Moral of the story: Beware the moto. Respect the moto. And never, never, never look it in the eye, because it will pounce at you...err...run you over. Maybe.

Saturday, February 6, 2010

Otra vaina...

I've appropriated a list of "20 things one is about 1,000 times more likely to encounter in the Dominican Republic than in the U.S." from my friend Raquel, who's been living here en La Quisqueya for almost six months now.

1. Motorcycles
2. People walking around with machetes
3. Beautiful beaches
4. Uncovered manholes (the girl who lived with my host mom last spring had
to get 80 stitches after falling into one)
5. Pitstains
6. Happy children content with just running in circles
7. Lizards
8. Use of sidewalks as additional motor traffic lanes
9. Individual and systematic racism
10. Individual and systematic sexism
11. Litter
12. Palm trees
13. Exposed beer bellies
14. Drinking and driving (which is not illegal)
15. Street vendors with delicious food and drink
16. People walking through the streets screaming aguacate
17. Hanging out with your neighbors
18. Matching outfits
19. Diarrhea
20. Bottled water

Over the next few weeks I plan to discuss each and every one of these.

La religión del cabello

Cabello lacio. Cabello duro. Cabello rizado. Cabello desrizado. Cabello tejido. Cabello aumentado. Cabello negro, moreno, rubio, marrón, castaño, rojizo, color de café con leche, cabello bueno, cabello malo.

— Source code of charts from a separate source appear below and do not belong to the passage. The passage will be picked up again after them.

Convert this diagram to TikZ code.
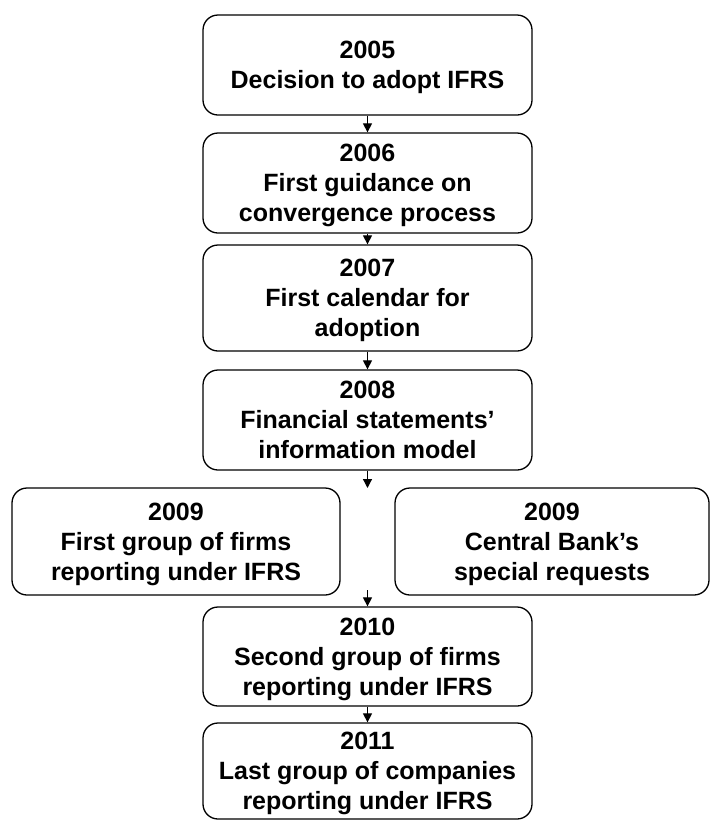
\documentclass[tikz,border=0pt]{standalone}
\usepackage{fontspec}
\setmainfont{Liberation Sans}
\usetikzlibrary{arrows.meta}
\newcommand\tstr{\rule{0pt}{23pt}}
\newcommand\bstr{\rule[-5.5pt]{0pt}{5.5pt}}
\begin{document}
\begin{tikzpicture}[x=1pt,y=-1pt,
  stepbox/.style={draw=black, line width=1.3pt, rounded corners=15pt, align=center,
    inner sep=0pt, font={\fontsize{25}{30}\selectfont\bfseries}},
  link/.style={line width=1.2pt, -{Triangle[length=9pt,width=9pt]}}]
\useasboundingbox (0,0) rectangle (710,820);
\node[stepbox, minimum width=329pt, minimum height=100pt] (a) at (367.5,65) {\tstr 2005\\Decision to adopt IFRS\bstr};
\node[stepbox, minimum width=329pt, minimum height=100pt] (b) at (367.5,183) {\tstr 2006\\First guidance on\\convergence process\bstr};
\node[stepbox, minimum width=329pt, minimum height=106pt] (c) at (367.5,298) {\tstr 2007\\First calendar for\\adoption\bstr};
\node[stepbox, minimum width=329pt, minimum height=100pt] (d) at (367.5,420) {\tstr 2008\\Financial statements’\\information model\bstr};
\node[stepbox, minimum width=328pt, minimum height=107pt] (e1) at (176,541.5) {\tstr 2009\\First group of firms\\reporting under IFRS\bstr};
\node[stepbox, minimum width=314pt, minimum height=107pt] (e2) at (552,541.5) {\tstr 2009\\Central Bank’s\\special requests\bstr};
\node[stepbox, minimum width=329pt, minimum height=99pt] (f) at (367.5,656.5) {\tstr 2010\\Second group of firms\\reporting under IFRS\bstr};
\node[stepbox, minimum width=329pt, minimum height=96pt] (g) at (367.5,771) {\tstr 2011\\Last group of companies\\reporting under IFRS\bstr};
\coordinate (m1) at (367.5,488);
\coordinate (m2) at (367.5,590);
\draw[link] (a) -- (b);
\draw[link] (b) -- (c);
\draw[link] (c) -- (d);
\draw[link] (d) -- (m1);
\draw[link] (m2) -- (f);
\draw[link] (f) -- (g);
\end{tikzpicture}
\end{document}
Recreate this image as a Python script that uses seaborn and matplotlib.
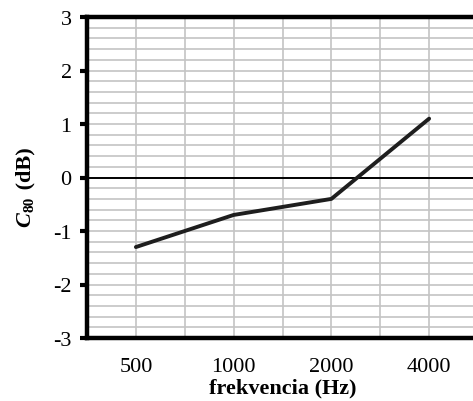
import matplotlib
matplotlib.use("Agg")
import matplotlib.pyplot as plt
import seaborn as sns
import pandas as pd
import numpy as np
from matplotlib.ticker import MultipleLocator

freqs = ["500", "1000", "2000", "4000"]
c80 = [-1.3, -0.7, -0.4, 1.1]

sns.set_theme(style="white")
plt.rcParams['font.family'] = ['Liberation Serif', 'DejaVu Serif']
plt.rcParams['text.color'] = 'black'
plt.rcParams['axes.labelcolor'] = 'black'
plt.rcParams['xtick.color'] = 'black'
plt.rcParams['ytick.color'] = 'black'

df = pd.DataFrame({"freq": freqs, "c80": c80})

W, H = 473, 402
fig = plt.figure(figsize=(W/100, H/100), dpi=100)
ax = fig.add_axes([87/W, 63/H, (478-87)/W, (339-18)/H])

ax.set_xlim(-0.5, 3.5)
ax.set_ylim(-3, 3)
ax.xaxis.set_minor_locator(MultipleLocator(0.5))
ax.yaxis.set_major_locator(MultipleLocator(1))
ax.yaxis.set_minor_locator(MultipleLocator(0.2))
ax.grid(which="both", axis="both", color="#c4c4c4", linewidth=1.2)
ax.set_axisbelow(True)
ax.axhline(0, color="black", linewidth=1.4, zorder=1.5)

sns.lineplot(data=df, x="freq", y="c80", ax=ax, color="#1e1e1e", linewidth=2.8, sort=False)
ax.set_xlim(-0.5, 3.5)
ax.set_ylim(-3, 3)

for s in ["left", "top", "bottom"]:
    ax.spines[s].set_color("black")
    ax.spines[s].set_linewidth(3.2)
ax.spines["right"].set_visible(False)

ax.tick_params(axis="y", which="major", direction="out", length=5, width=3, color="black",
               left=True, labelsize=16, pad=6, labelcolor="black")
ax.tick_params(axis="y", which="minor", length=0)
ax.tick_params(axis="x", which="both", length=0, labelsize=16, pad=14, labelcolor="black")
ax.set_yticks([-3, -2, -1, 0, 1, 2, 3])
ax.set_yticklabels(["-3", "-2", "-1", "0", "1", "2", "3"])

ax.set_xlabel("frekvencia (Hz)", fontsize=16, fontweight="bold", labelpad=1, color="black")
ax.set_ylabel("")

# y label built from pieces: italic C, subscript 80, then (dB)
renderer = fig.canvas.get_renderer()
xb = 30  # baseline x in px
y0 = H - 227  # start (bottom) in px
t1 = fig.text(xb/W, y0/H, "C", rotation=90, rotation_mode="anchor", ha="left", va="baseline",
              fontsize=16, fontstyle="italic", fontweight="bold")
e1 = t1.get_window_extent(renderer)
t2 = fig.text((xb + 4)/W, (e1.y1 + 0.5)/H, "80", rotation=90, rotation_mode="anchor", ha="left",
              va="baseline", fontsize=11, fontweight="bold")
e2 = t2.get_window_extent(renderer)
fig.text(xb/W, (e2.y1 + 1)/H, " (dB)", rotation=90, rotation_mode="anchor", ha="left",
         va="baseline", fontsize=16, fontweight="bold")

fig.savefig("out.png", dpi=100)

El cabello domina la sociedad dominicana. Afecta a toda la gente igualmente.

Hair dominates Dominican society. Hair issues affect everyone equally. Women want straight hair and men want "hard" hair (cabello duro) because straight hair makes you look gay, apparently. The Dominican Republic has the world's densest concentration of barbershops and salons. Thanks to the racial-ethnic dynamics of the country, sharing a tiny little island called La Española with Haiti, which if the DR had its way would be floating miles and miles away, keeping one's hair looking a certain way is crucial.

Said racial-ethnic dynamics result in Dominican women denying any trace of their African heritage, which of course results in coarse natural hair. Such hair is unacceptable in the workplace or indeed anywhere in public. Thus, women spend hours every week getting their hair relaxed, straightened, weaved, extended in order to satisfy a rather impractical and whitewashed standard of beauty. Many women will not go outside when it's raining for this very reason; imagine treating your hair with such not so tender, loving care on a regular basis and that care coming tragically undone within minutes of exposure to water droplets falling from the sky. On rainy days, it is common for school classrooms to contain boys only, as it's understood that parents are not going to send their hair-relaxed or straightened or weaved daughters out in public when the pains taken could be so untimely ruined. A girl's first weave or relax is considered a rite of passage - women take their daughters into salons for the first time on average at the ripe age of 8 or 9, once girls gain enough of a consciousness to mercilessly mock their peers for having cabello malo. Only for their hair to fall out when they reach maturity.

At the same time, the Dominican brand of machismo appropriates blackness to suit its needs - men proudly wear natural hair because to have straight hair makes you marica. Thus, your Spaniard-descended uppercrust Dominican men slather gel over their heads every morning to achieve acceptable cabello duro.

The importance of hair in this country is such that in my Spanish class earlier this week we spent no less than 45 minutes discussing it. Imagine Chris Rock's Good Hair documentary applying to an entire country, and there you have it.

Disclaimer: I do not want to speak with any authority on the dynamics of racialized Dominican hair. I'm merely discussing my personal observations and I apologize if it the tone sounds mocking at any point. I don't intend to devalue people's lived experiences.




My apologies...

Así que I've realized I'm phenomenally bad at keeping this vaina updated. I heretofore comprometo keep track of every single interesting acontecimiento que me pase.